For effective wayfinding, pedestrian bridge design should integrate with existing transportation infrastructure, ensuring that the bridge is easily accessible and does not require users to travel out of their way to cross. Creating logical connections to surrounding facilities increase the bridge’s utility and enhance the user experience. Additionally, designing a system of cohesive icons and signage not only helps guide users through space visually, but can support tourism, and establish the bridge as a gathering space and community landmark.
Approach Ramps and Accessibility
A sometimes-overlooked aspect of pedestrian bridge design are the approach ramps. Approach ramps ensure that the bridge is accessible to all users, including those with disabilities. The design of approach ramps must adhere to ADA Guidelines, which often require long ramps to accommodate the necessary vertical clearances. Ramps also provide an opportunity to add some creativity in the design that fits within the site footprint. Although these ramps can represent a significant cost, they are essential for ensuring that the bridge is fully functional and accessible.
Abutments and Piers
Serving as the foundation of the structure, abutments and piers can take shape in a pedestrian bridge design in many ways. Depending on the site conditions, abutment design can range from simple footings to more complex anchoring systems.

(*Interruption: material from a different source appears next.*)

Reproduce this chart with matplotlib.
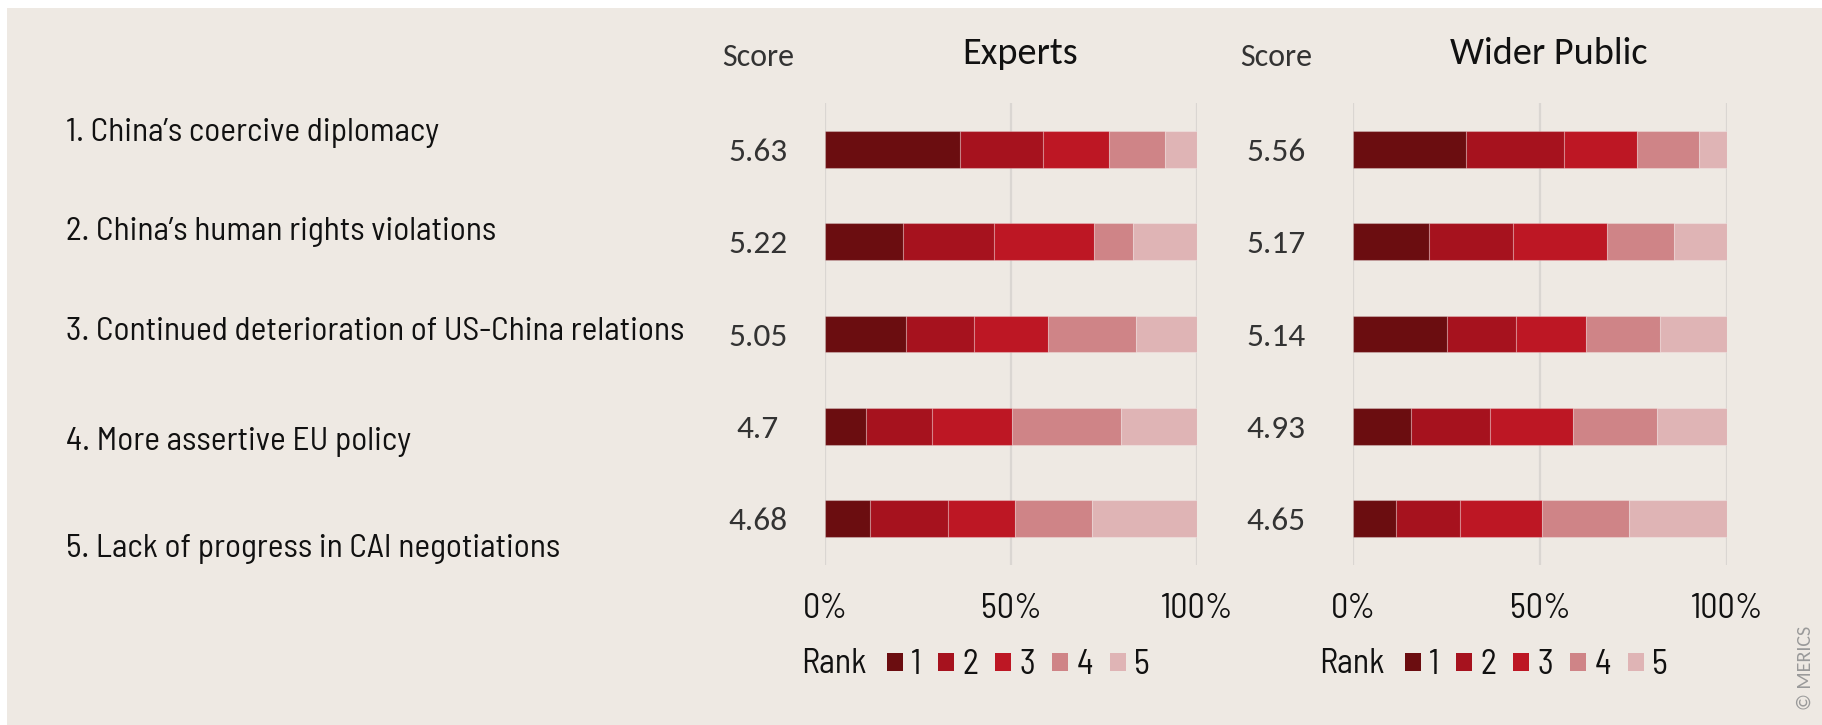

Geotechnical analysis plays a key role in determining whether deep foundations are necessary, particularly in areas prone to scour. The type and number of piers used also impacts the cost of the bridge relative to its span length.
Sustainability and Resilience Elements in Pedestrian Bridge Design
With a more volatile environment, sustainability and resilience are increasingly critical to pedestrian bridge design. Designers must consider environmental impacts, resilience to climate change, and seismic resilience where necessary. For waterway crossings, hydraulic and hydrologic modeling are essential to ensuring that the bridge can withstand extreme weather events and avoid damaging the surrounding ecosystem. There are a few aspects of bridge design where resilience is particularly relevant.
Stormwater and Drainage
Proper stormwater and drainage design is vital to prevent pollution and maintain the structural integrity of the bridge. Deck drains should be placed at regular intervals to keep the bridge watertight, and curbs should be installed on bridges crossing roads or highways to prevent water runoff. These measures help protect both the bridge and the environment.
Sustainable Materials and Energy Efficiency
The use of sustainable building materials and energy-efficient technologies is an important consideration in modern pedestrian bridge design. Recycled materials and energy-efficient lighting, such as LEDs, can reduce the environmental footprint of the bridge. Landscaping can also promote sustainability by supporting local ecosystems and enhancing the aesthetic appeal of the bridge.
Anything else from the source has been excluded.